Que cela nous vienne en partie de notre héritage catholique, c’est probablement ce qu’aurait dit l’un des fondateurs de la sociologie moderne, Max Weber. Dans L’éthique protestante et l’esprit du capitalisme, il affirme que le protestantisme a pour ainsi dire huilé les mécanismes du capitalisme naissant, d’où sa réussite fulgurante dans les pays de la Réforme. Contrairement à celle des catholiques, l’éthique protestante valorisait le travail, une forme d’« ascétisme rationnel » et l’individualisme.
Pour Luther et Calvin, le croyant est seul face à Dieu, comme le prolétaire est nu devant le Capital. Le salut étant la seule décision de Dieu, la vie matérielle se trouve ainsi dissociée de la vie spirituelle.
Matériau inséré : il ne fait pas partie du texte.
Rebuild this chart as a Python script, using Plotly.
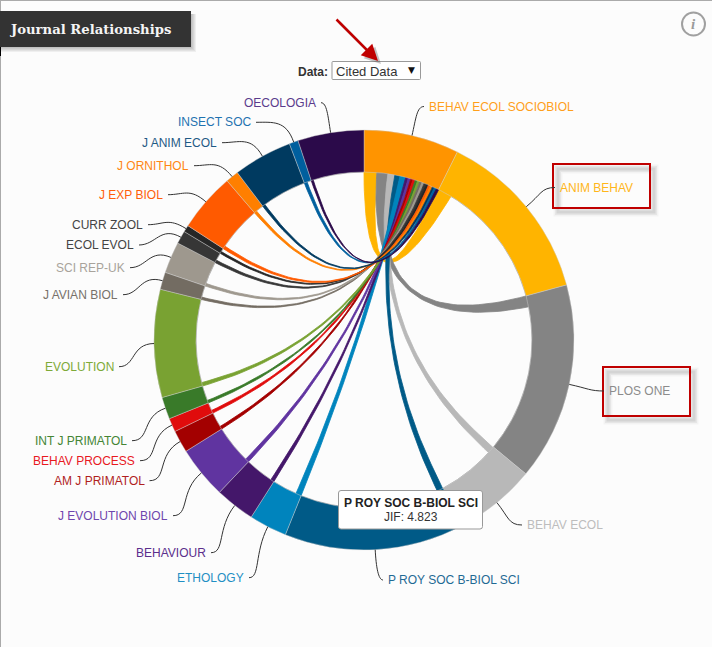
import numpy as np
import plotly.graph_objects as go

# ---------- data ----------
journals = ["BEHAV ECOL SOCIOBIOL", "ANIM BEHAV", "PLOS ONE", "BEHAV ECOL", "P ROY SOC B-BIOL SCI",
            "ETHOLOGY", "BEHAVIOUR", "J EVOLUTION BIOL", "AM J PRIMATOL", "BEHAV PROCESS",
            "INT J PRIMATOL", "EVOLUTION", "J AVIAN BIOL", "SCI REP-UK", "ECOL EVOL", "CURR ZOOL",
            "J EXP BIOL", "J ORNITHOL", "J ANIM ECOL", "INSECT SOC", "OECOLOGIA"]
journal_totals = [264, 484, 548, 223, 501, 105, 110, 145, 62, 38, 61, 299, 48, 87, 36, 19, 163, 36, 163, 25, 183]
# flows between BEHAV ECOL SOCIOBIOL (index 0) and each other journal
flow_targets = journals[1:]
flow_at_source = [44, 38, 24, 18, 20, 9, 9, 8, 8, 8, 8, 8, 8, 8, 8, 7, 8, 7, 8, 8]
flow_at_target = [48, 38, 25, 22, 19, 12, 13, 10, 10, 9, 12, 8, 9, 9, 7, 10, 9, 9, 10, 7]
jif_journal = "P ROY SOC B-BIOL SCI"
jif_value = "4.823"

colors = ["#ff9400", "#ffb400", "#848484", "#b8b8b8", "#005a87", "#0084bd", "#44176a", "#6034a0",
          "#a30000", "#e00c0c", "#397a29", "#79a232", "#736c62", "#9e988e", "#363636", "#262626",
          "#ff5a00", "#ff7f00", "#003a60", "#005f9e", "#2b0a4a"]
label_colors = ["#ff9f1a", "#ffb61a", "#8c8c8c", "#bdbdbd", "#1f6a94", "#1f8fc4", "#5b2f8c", "#6f46ad",
                "#b01f1f", "#e8191f", "#448534", "#7eaa38", "#77716a", "#a8a39b", "#444444", "#444444",
                "#ff5f0a", "#ff8614", "#1f5a85", "#1f72b0", "#5a3b8c"]
# label anchor (leader end) in page pixels
label_anchor_x = [424, 555, 604, 522, 383, 249, 211, 173, 149.5, 140, 132, 119, 123, 130, 139, 148, 168, 194, 222, 256, 321]
label_anchor_y = [106.5, 187.5, 391, 525, 580, 577.7, 552.7, 515.7, 480.7, 460.7, 440.7, 366.7, 294.7, 267.7, 245, 224.7, 194.7, 165.7, 142.7, 122.3, 102.7]

# ---------- geometry ----------
W, H = 712, 647
CX, CY, R, RI = 364, 340, 210, 168
BG = "#fcfcfc"

total = sum(journal_totals)
deg_per_unit = 360 / total
starts = np.concatenate([[0], np.cumsum(journal_totals)[:-1]]) * deg_per_unit
mids = starts + np.array(journal_totals) * deg_per_unit / 2


def polar(angle, r):
    a = np.radians(angle)
    return CX + r * np.sin(a), CY - r * np.cos(a)


def quad(p0, p1, n=50):
    t = np.linspace(0, 1, n)[:, None]
    c = np.array([CX, CY])
    return (1 - t) ** 2 * np.array(p0) + 2 * t * (1 - t) * c + t ** 2 * np.array(p1)


def arc(a0, a1, n=12):
    xs, ys = polar(np.linspace(a0, a1, n), RI)
    return np.column_stack([xs, ys])


def ribbon(sa0, sa1, ta0, ta1):
    return np.vstack([arc(sa0, sa1), quad(polar(sa1, RI), polar(ta0, RI)),
                      arc(ta0, ta1), quad(polar(ta1, RI), polar(sa0, RI))])


fig = go.Figure()

pos = 0.0
for name, src, dst in zip(flow_targets, flow_at_source, flow_at_target):
    i = journals.index(name)
    sa0, sa1 = pos, pos + src * deg_per_unit
    pos = sa1
    ta0, ta1 = starts[i], starts[i] + dst * deg_per_unit
    pts = ribbon(sa0, sa1, ta0, ta1)
    fig.add_trace(go.Scatter(x=pts[:, 0], y=pts[:, 1], mode="lines", fill="toself", fillcolor=colors[i],
                             line=dict(width=0.8, color=colors[i]), hoverinfo="skip", showlegend=False))

fig.add_trace(go.Pie(labels=journals, values=journal_totals, sort=False, direction="clockwise", rotation=0,
                     hole=RI / R, textinfo="none", showlegend=False,
                     marker=dict(colors=colors, line=dict(color="rgba(205,205,205,0.7)", width=0.6)),
                     domain=dict(x=[(CX - R) / W, (CX + R) / W], y=[(H - CY - R) / H, (H - CY + R) / H])))

shapes, annos = [], []


def rect(x0, y0, x1, y1, **kw):
    shapes.append(dict(type="rect", xref="x", yref="y", x0=x0, y0=y0, x1=x1, y1=y1, **kw))


def text(x, y, s, size=12, color="#333", anchor="left", family="Liberation Sans", **kw):
    annos.append(dict(x=x, y=y, xref="x", yref="y", text=s, showarrow=False, xanchor=anchor, yanchor="middle",
                      font=dict(family=family, size=size, color=color), **kw))


# frame
shapes.append(dict(type="line", xref="x", yref="y", x0=0.5, x1=0.5, y0=0, y1=H, line=dict(color="#aaaaaa", width=1), layer="below"))
shapes.append(dict(type="line", xref="x", yref="y", x0=0, x1=W, y0=0.5, y1=0.5, line=dict(color="#aaaaaa", width=1), layer="below"))

# title box with soft shadow
for g in range(5):
    rect(0, 14, 196 - g, 52 - g, fillcolor="rgba(0,0,0,0.05)", line=dict(width=0), layer="below")
rect(0, 47, 1, 56, fillcolor="#000000", line=dict(width=0), layer="below")
rect(0, 11, 191, 47, fillcolor="#333333", line=dict(width=0), layer="below")
text(8, 29, "<b>Journal Relationships</b>", size=13.2, color="#f5f5f5", family="DejaVu Serif")

# data selector
text(330, 71.5, "<b>Data:</b>", size=12, color="#333", anchor="right")
shapes.append(dict(type="path", xref="x", yref="y", fillcolor="#ffffff", line=dict(color="#999999", width=1),
                   path="M333 61.5 L419.5 61.5 Q420.5 61.5 420.5 62.5 L420.5 78.5 Q420.5 79.5 419.5 79.5 L333 79.5 Q332 79.5 332 78.5 L332 62.5 Q332 61.5 333 61.5 Z"))
text(334, 71, "Cited Data", size=13, color="#333")
text(411, 70, "▼", size=9, color="#111", anchor="center", family="DejaVu Sans")

# red call-out arrow
annos.append(dict(x=381, y=64, ax=338, ay=21, xref="x", yref="y", axref="x", ayref="y", text="", showarrow=True,
                  arrowhead=2, arrowsize=1.3, arrowwidth=2.5, arrowcolor="rgba(90,90,90,0.35)"))
annos.append(dict(x=378, y=61, ax=335, ay=18, xref="x", yref="y", axref="x", ayref="y", text="", showarrow=True,
                  arrowhead=2, arrowsize=1.3, arrowwidth=2.5, arrowcolor="#c00000"))

# highlight boxes
for (x0, y0, x1, y1) in [(553, 164, 650, 208), (603, 367, 690, 416)]:
    for w, a in [(9, 0.05), (6, 0.08), (3, 0.12)]:
        rect(x0 + 5, y0 + 5, x1 + 4, y1 + 4, line=dict(color=f"rgba(80,80,80,{a})", width=w), layer="below")
    rect(x0, y0, x1, y1, line=dict(color="#c00000", width=2), layer="below")

# inner edge of ring
shapes.append(dict(type="circle", xref="x", yref="y", x0=CX - RI, x1=CX + RI, y0=CY - RI, y1=CY + RI,
                   line=dict(color="#b0b0b0", width=1), layer="below"))

# leaders and labels
for i, name in enumerate(journals):
    ex, ey = label_anchor_x[i], label_anchor_y[i]
    px, py = polar(mids[i], R)
    d = np.hypot(ex - px, ey - py)
    rx, ry = (px - CX) / R, (py - CY) / R
    side = 1 if ex > px else -1  # direction of travel toward the label
    c1 = (px + rx * 0.55 * d, py + ry * 0.55 * d)
    c2 = (ex - side * min(0.4 * d, abs(ex - px) * 0.6), ey)
    shapes.append(dict(type="path", xref="x", yref="y", line=dict(color="#333333", width=1),
                       path=f"M{px:.1f} {py:.1f} C{c1[0]:.1f} {c1[1]:.1f} {c2[0]:.1f} {c2[1]:.1f} {ex:.1f} {ey:.1f}"))
    if side > 0:
        text(ex + 2.5, ey, name, color=label_colors[i])
    else:
        text(ex - 3, ey, name, color=label_colors[i], anchor="right")

# tooltip
shapes.append(dict(type="path", xref="x", yref="y", fillcolor="#ffffff", line=dict(color="#999999", width=1), layer="above",
                   path="M341 490.5 L480 490.5 Q482.5 490.5 482.5 493 L482.5 526.5 Q482.5 529 480 529 L341 529 Q338.5 529 338.5 526.5 L338.5 493 Q338.5 490.5 341 490.5 Z"))
text(410.5, 502.5, f"<b>{jif_journal}</b>", size=12, color="#222", anchor="center")
text(410.5, 517, f"JIF: {jif_value}", size=12, color="#333", anchor="center")

# info icon
shapes.append(dict(type="circle", xref="x", yref="y", x0=682, x1=705, y0=12.5, y1=35.5, line=dict(color="#a0a0a0", width=2)))
text(693.3, 24, "<i><b>i</b></i>", size=15, color="#9a9a9a", anchor="center", family="Liberation Serif")

fig.update_layout(width=W, height=H, margin=dict(l=0, r=0, t=0, b=0, pad=0), paper_bgcolor=BG, plot_bgcolor=BG,
                  showlegend=False, shapes=shapes, annotations=annos,
                  xaxis=dict(range=[0, W], visible=False, fixedrange=True),
                  yaxis=dict(range=[H, 0], visible=False, fixedrange=True))

fig.write_html("out.html", config={"displayModeBar": False},
               post_script="document.body.style.margin='0';document.documentElement.style.overflow='hidden';")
Sans pour autant rejeter la charité, Luther ne se gênera pas pour dénigrer les « bonnes oeuvres » de ceux qui pensent ainsi gagner leur ciel. Ajoutons que, pour Adam Smith, « la main invisible » du libéralisme économique a remplacé celle du riche qui donnait au pauvre.
Au contraire, chez les catholiques perdureront en partie les vieilles moeurs paysannes et aristocratiques, et ce que Weber appelle « l’éthique religieuse de la fraternité ». Alors que le monde catholique demeurera généralement plus rétif aux valeurs du capitalisme, il verra dans la charité un accomplissement de la parole de Dieu.
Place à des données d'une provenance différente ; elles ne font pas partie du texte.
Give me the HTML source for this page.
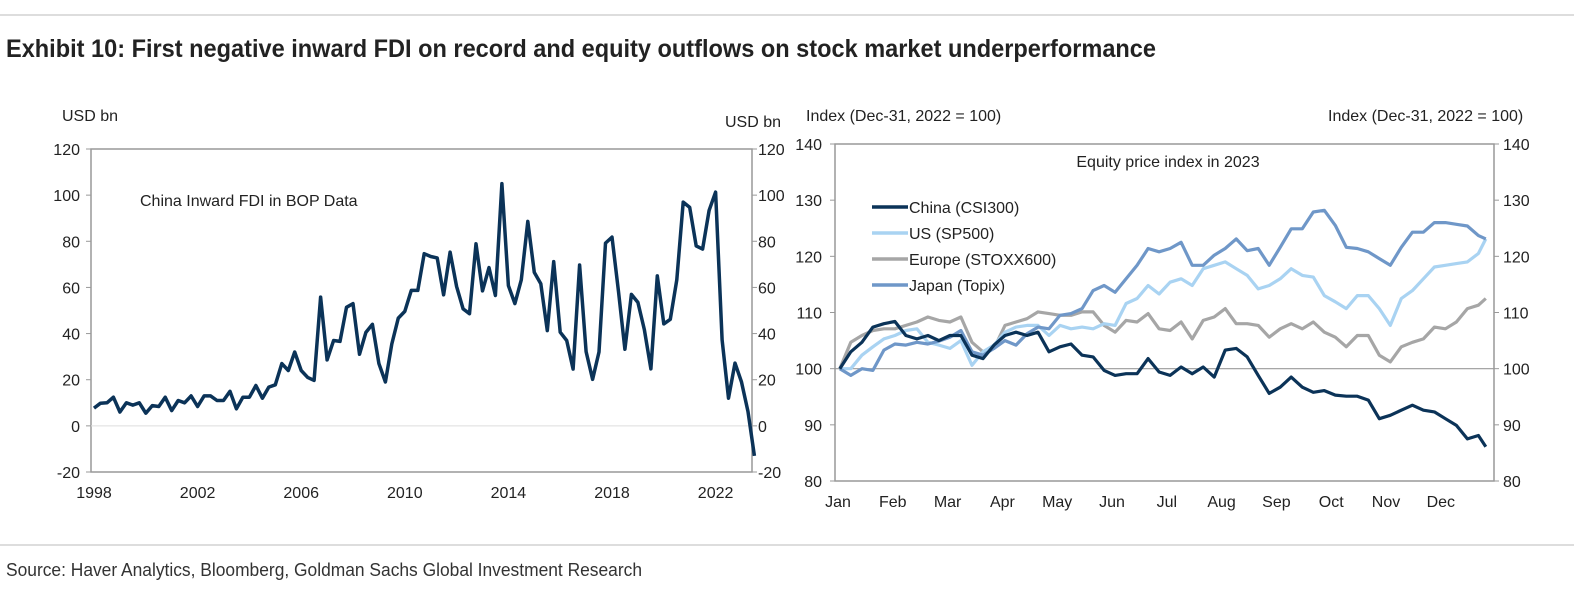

Bien sûr, la religion n’explique pas tout. Il faudrait évoquer la tradition du droit romain, opposé à la common law, et le fait que le Québec est une petite nation à l’esprit collectif, comme les pays scandinaves, où triompha la social-démocratie. Une nation d’autant plus tissée serrée qu’elle est privée de sa liberté et qu’elle n’a survécu après la Conquête que grâce à une solidarité exemplaire. Une solidarité largement organisée par l’Église, dont un grand nombre de fonctions seront, dans les années 1960, reportées sur l’État.
Est-ce un hasard si, comme le Québec en Amérique du Nord, celle qui fut la fille aînée de l’Église est aujourd’hui en Europe la championne des mesures sociales ? Avec 0,8 % de la population et 3 % du PIB mondial, elle représente environ 5 % de la dépense sociale mondiale.
Parions qu’à la différence de François Legault, Emmanuel Macron n’aurait pas suscité une telle pluie de sarcasmes s’il avait tenu les mêmes propos. Comme s’il n’y avait rien de plus urgent au pays de Marie de l’Incarnation que de tirer sur les ambulances. Un signe évident que, 60 ans après avoir cru terrasser le dragon, rien n’est réglé dans nos rapports avec la religion.